Extract text from HTML source files and pre-extracted PDF .txt files
Normalize both texts:
Unicode normalization (curly quotes → straight, em-dashes, non-breaking spaces)
Strip embedded XML/HTML tags from PDF text (e.g., <ahref="...">, </a>)
Remove PDF headers, footers, TOC dot-leaders, bullet markers
Rejoin word fragments split by PDF line breaks
Collapse whitespace
Strip all whitespace from both texts
Diff the stripped texts character-by-character using difflib.SequenceMatcher
Filter empty diffs (both sides empty after stripping are skipped)
Map each character difference back to the original text for readable context
Classify each difference as HIGH, MEDIUM, or LOW severity

LLM Checker (`--llm`)¶

Uses Google Gemini API for semantic analysis. Sends both texts with a structured prompt that asks the model to identify and classify discrepancies. Requires a GOOGLE_API_KEY environment variable.

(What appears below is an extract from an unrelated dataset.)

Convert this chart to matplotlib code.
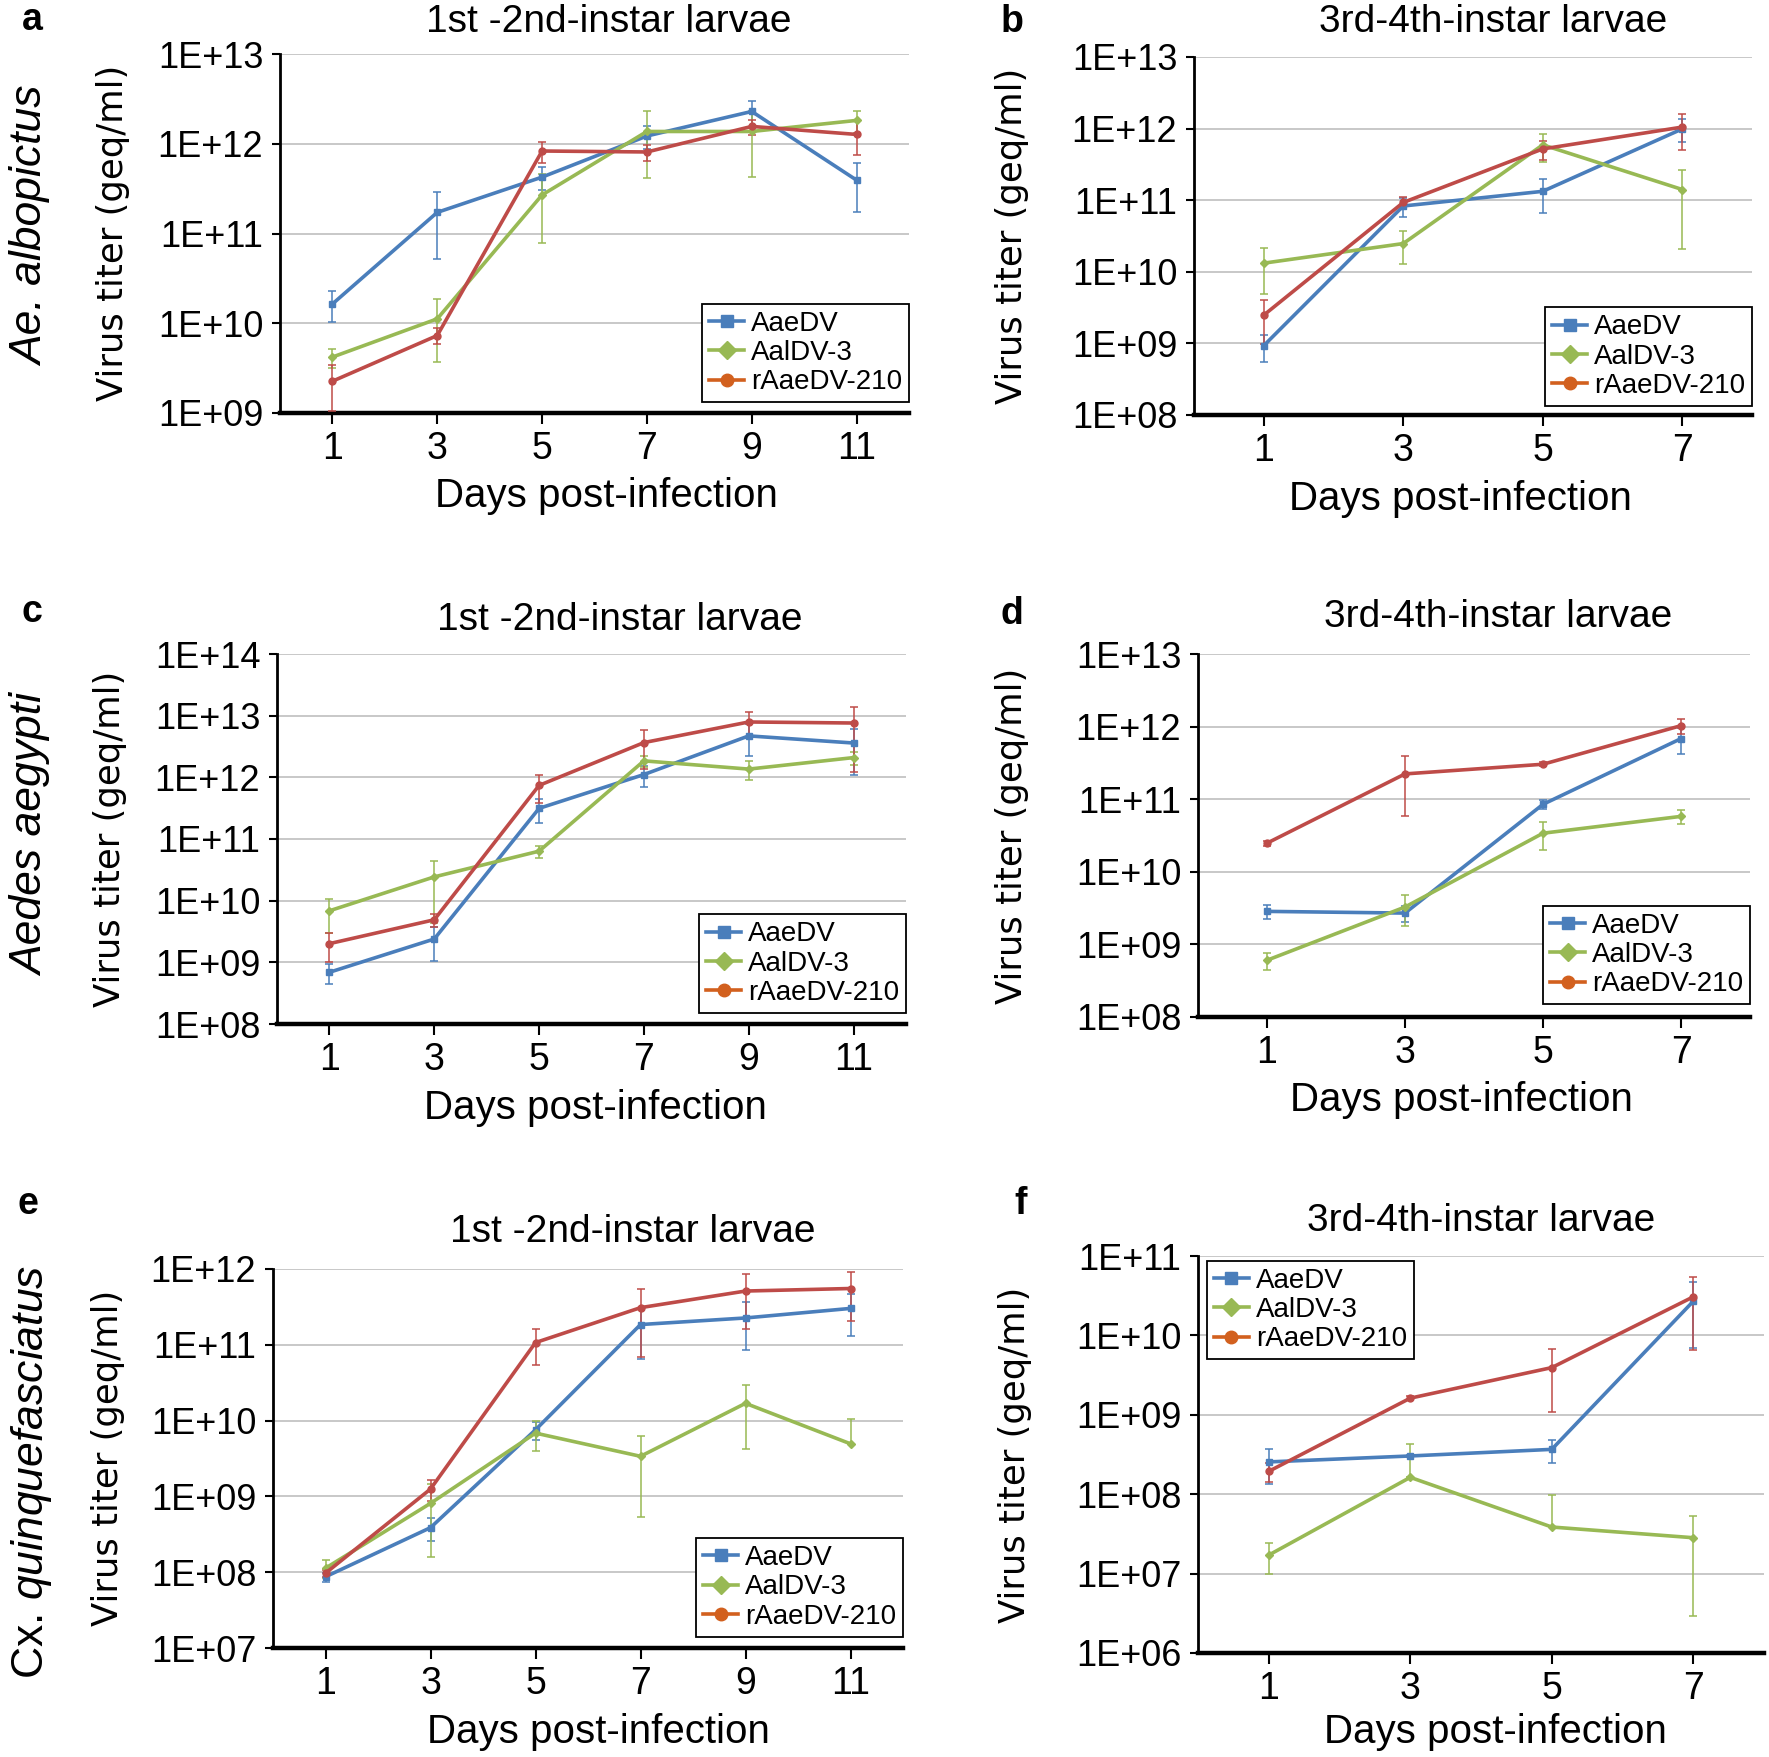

GOOGLE_API_KEY=your-key task test:llm

Severity Classification¶

Severity	Meaning	Examples
HIGH	Substantive content change that may affect meaning	Changed section numbers, missing paragraphs, altered legal references
MEDIUM	Formatting difference worth noting	Section delimiters (`. 202`), punctuation changes, minor reference formatting
LOW	Expected artifact, safe to ignore	PDF headers/footers, TOC page numbers, whitespace-only differences, case-only changes

Classification Rules (in priority order)¶

Whitespace/hyphenation-only difference → LOW
PDF header/footer content → LOW
Case-only change (e.g., NO. → No.) → LOW
Punctuation-only change → MEDIUM
TOC content (dense section number listings) → LOW
Section number delimiter (e.g., .202) → MEDIUM
Changed numbers or section references → HIGH
Substantial text addition/deletion (>50% length difference) → HIGH
Default → MEDIUM

CLI Reference¶

python -m tests.run_qa [OPTIONS]

# Check mode (at least one required)
  --algo                Run algorithmic comparison
  --llm                 Run LLM-based semantic check
  --all                 Run both checks

# Chapter selection (default: all mapped chapters)
  --chapters CH [CH...] Specific chapter IDs (e.g., ch200 ch800)
  --changed-files F [F...] Auto-detect chapters from changed HTML files

# Output
  --format {console,markdown,json,all}  Output format (default: console)
  --output-dir DIR      Directory for markdown/json reports
  --severity-filter {HIGH,MEDIUM,LOW}   Show only this severity and above
  --report PATH         Write incremental markdown report (e.g. PDF_TEXT_TESTS.md)

Project Structure¶

tests/
├── Dockerfile             ← Python 3.11-slim test runner image
├── README.md              ← This file
├── requirements.txt       ← Python dependencies (beautifulsoup4, lxml, google-generativeai)
├── __init__.py            ← Package marker
├── conftest.py            ← Chapter-to-file mapping and path constants
├── text_extractor.py      ← Text extraction and normalization pipeline
├── algorithmic_checker.py ← Character-level diff engine
├── severity.py            ← Rule-based severity classification
├── llm_checker.py         ← Gemini API-based semantic checker
├── llm_prompt.txt         ← Prompt template for LLM checks
├── report.py              ← Report generators (console, markdown, JSON)
├── run_qa.py              ← CLI entry point (with incremental report support)
└── reports/               ← Generated reports (git-ignored)

Adding New Chapters¶

The chapter mapping lives in conftest.py. To add a new chapter:

Ensure the HTML source file exists in CompendiumUI/public/ (e.g., ch300-copyrightable-authorship-src.html)
Ensure the PDF .txt file exists in copyright_compendium_pdfs/ (generated by scripts/pdf_to_text.py)
Add an entry to CHAPTER_MAP in conftest.py:

"ch300": {
    "html": "ch300-copyrightable-authorship-src.html",
    "txt": "ch300-copyrightable-authorship.txt",
    "title": "Copyrightable Authorship",
},

CI / GitHub Actions¶

A GitHub Actions workflow runs automatically on pushes to main that change HTML source files in CompendiumUI/public/. It:

Detects which chapters were modified
Runs the algorithmic checker on those chapters
Runs the LLM checker if the GOOGLE_API_KEY repository secret is set
Uploads reports as workflow artifacts
Posts a summary to the GitHub Actions run

The workflow also supports manual triggering via workflow_dispatch.